No doubt many of you who are parents experienced the same struggle to find appropriate names for your children.

Mary and Joseph, however, had no such struggle with their firstborn.  The angel who visited Joseph in a dream to tell him about Mary’s child, also informed him of the name.  “You are to give him the name Jesus,” he said (Matthew 1:21a).

And when an angel brought good news of great joy to the shepherds, he said, “A Savior has been born to you; he is Christ the Lord (Luke 2:11).

These two scriptures give us the three names we probably use most often when referring to God’s Son:  Jesus, Christ, and Lord.

And each name carries significant meaning.

Jesus, or Yeshua in Hebrew, means “Yahweh (the Lord) is Salvation.”  Could a more perfect name be chosen for the One who would “save his people from their sins?” (Matthew 1:21b).  Yeshua becomes “Joshua” when translated into English.  And in Greek (the language in which the New Testament was written), Yeshua becomes Iesous, or Jesus in English.

Jesus, our Savior.  The only perfect God-Man able to save us from the consequences of our sins.  He is our supreme Christmas gift, given by God, because he loves us.  Deeply.

Christ is English for Christos (Greek), which means “anointed.”  In Hebrew the word would be moshiach, or “Messiah.”

Anointing was a God-ordained custom, to dedicate someone for a special task.  You might remember the prophet, Samuel, anointed David to be king over Israel (1 Samuel 16).  That is, Samuel took oil (probably olive oil) and poured it over David’s head, signifying divine equipping for his royal position.

Again, what could more appropriate than our Savior to be symbolically anointed by God? Jesus was divinely equipped for the special task of saving his people from their sins.

Lord is also a name bestowed on God’s Son.  It is the name that is above every name.  And the glorious day is coming when every tongue will confess that Jesus Christ is Lord (Philippians 2:9-11).  Imagine that.  Millions of voices proclaiming his majesty!

Lord is a familiar term, come down to us from feudal times in England, when kings and nobles were addressed as “lord.”  It denoted power and influence.

The history of the word, though, reveals a fascinating connection to Jesus.

Lord is derived from a compound of two very early Old English words:  hlaf (pronounced with a long “a”)  and weardHlaf means “bread,” and weard means “ward” or “guardian.”  Lord literally means “guardian of the bread.”  In feudal times, such a position would be highly important to the household.  And so lord came to mean “a man of authority and rank” (Webster’s New College Dictionary).

 Such background gives new meaning to Jesus’ words, “The bread of God is he who comes down from heaven and gives life to the world…I am the bread of life” (John 6:33, 35a).  In other words, he is the Sustainer of life.  Whoever comes to him can experience deep satisfaction of spirit (v. 35).

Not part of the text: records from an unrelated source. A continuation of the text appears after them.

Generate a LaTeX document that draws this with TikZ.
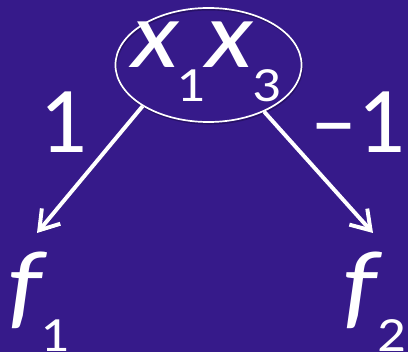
\documentclass[tikz,border=0pt]{standalone}
\usepackage{fontspec}
\setmainfont{Carlito}
\usetikzlibrary{arrows.meta, shapes.geometric, positioning}
\definecolor{DeepPurple}{RGB}{54,26,138}
\definecolor{ShadePurple}{RGB}{30,12,80}
\newcommand{\bigsz}{\fontsize{68}{68}\selectfont}
\newcommand{\subsz}{\fontsize{35}{35}\selectfont}
\newcommand{\lblsz}{\fontsize{67}{67}\selectfont}
\newcommand{\wide}[1]{\scalebox{1.15}[1]{#1}}
\newcommand{\lowsub}[1]{\raisebox{-23.5pt}{\subsz\wide{#1}}}

\begin{document}
\begin{tikzpicture}[x=0.025cm, y=-0.025cm,
    word/.style={text=white, inner sep=0pt, anchor=base west, font=\bigsz},
    weight/.style={text=white, inner sep=0pt, anchor=base, font=\lblsz},
    shade/.style={preaction={draw=ShadePurple, opacity=0.6,
        transform canvas={shift={(0.6pt,-1.2pt)}}}},
    edge/.style={draw=white, line width=2.8pt, shade,
        -{Straight Barb[length=4.6mm, width=6mm]}}]
  \fill[DeepPurple] (0,0) rectangle (408,352);
  \useasboundingbox (0,0) rectangle (408,352);
  % the product term
  \node[ellipse, draw=white, line width=1.2pt, shade, inner sep=0pt,
        minimum width=4.65cm, minimum height=2.85cm] (top) at (208.5,65) {};
  \node[word] (term) at (131,68)
        {\makebox[32pt][l]{\itshape\wide{x}}\makebox[21pt][l]{\lowsub{1}}%
         \makebox[33pt][l]{\itshape\wide{x}}\lowsub{3}};
  % outputs
  \node[word] (f1) at (8,318) {\makebox[23pt][l]{\itshape\wide{f}}\lowsub{1}};
  \node[word] (f2) at (343,318) {\makebox[24pt][l]{\itshape\wide{f}}\lowsub{2}};
  \coordinate (tip1) at (37,233);
  \coordinate (tip2) at (373,233);
  % weighted edges
  \draw[edge] (top.212.5) -- (tip1);
  \draw[edge] (top.-40.4) -- (tip2);
  \node[weight] (w1) at (63.5,153) {1};
  \node[weight] (w2) at (358,153) {\textendash 1};
\end{tikzpicture}
\end{document}
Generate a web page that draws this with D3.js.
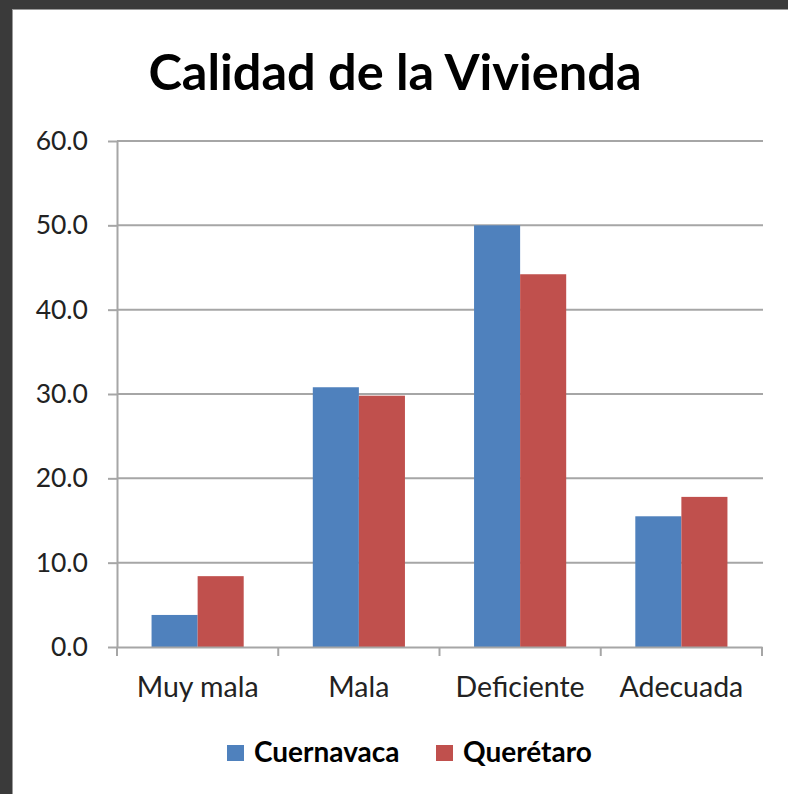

Jesus stands as the guardian of our abundant life now and eternal life in heaven yet to come.  He is also the guardian over of our minds and hearts, supplying peace, joy, comfort, and more.

Paul celebrated the magnificence of the Lord Jesus Christ at the close of Romans 8:

“I am convinced that neither death nor life, neither angels nor demons, neither the present nor the future, nor any powers, neither height nor depth, nor anything else in all creation, will be able to separate us from the love of God that is in Christ Jesus our Lord (vs. 38-39).

And now, what do these names signify to me?  Am I deeply grateful to my Lord Jesus Christ?  Are my thoughts, attitudes, and actions pure and holy gifts I can give back him– my Savior, anointed Deliverer, and Guardian of my life?

*     *     *     *     *     *     *     *     *     *

Lord Jesus, your very names proclaim astounding truths:  you are the Savior of the world!  In fact, you are the only Deliverer who can proclaim us “not guilty” before Almighty God.  And you are our Guardian, caring for our every need, when we depend upon you.  I praise and thank you for your love and grace, demonstrated supremely when you died in our stead.  Oh how I want my life to be a delightful Christmas present for you!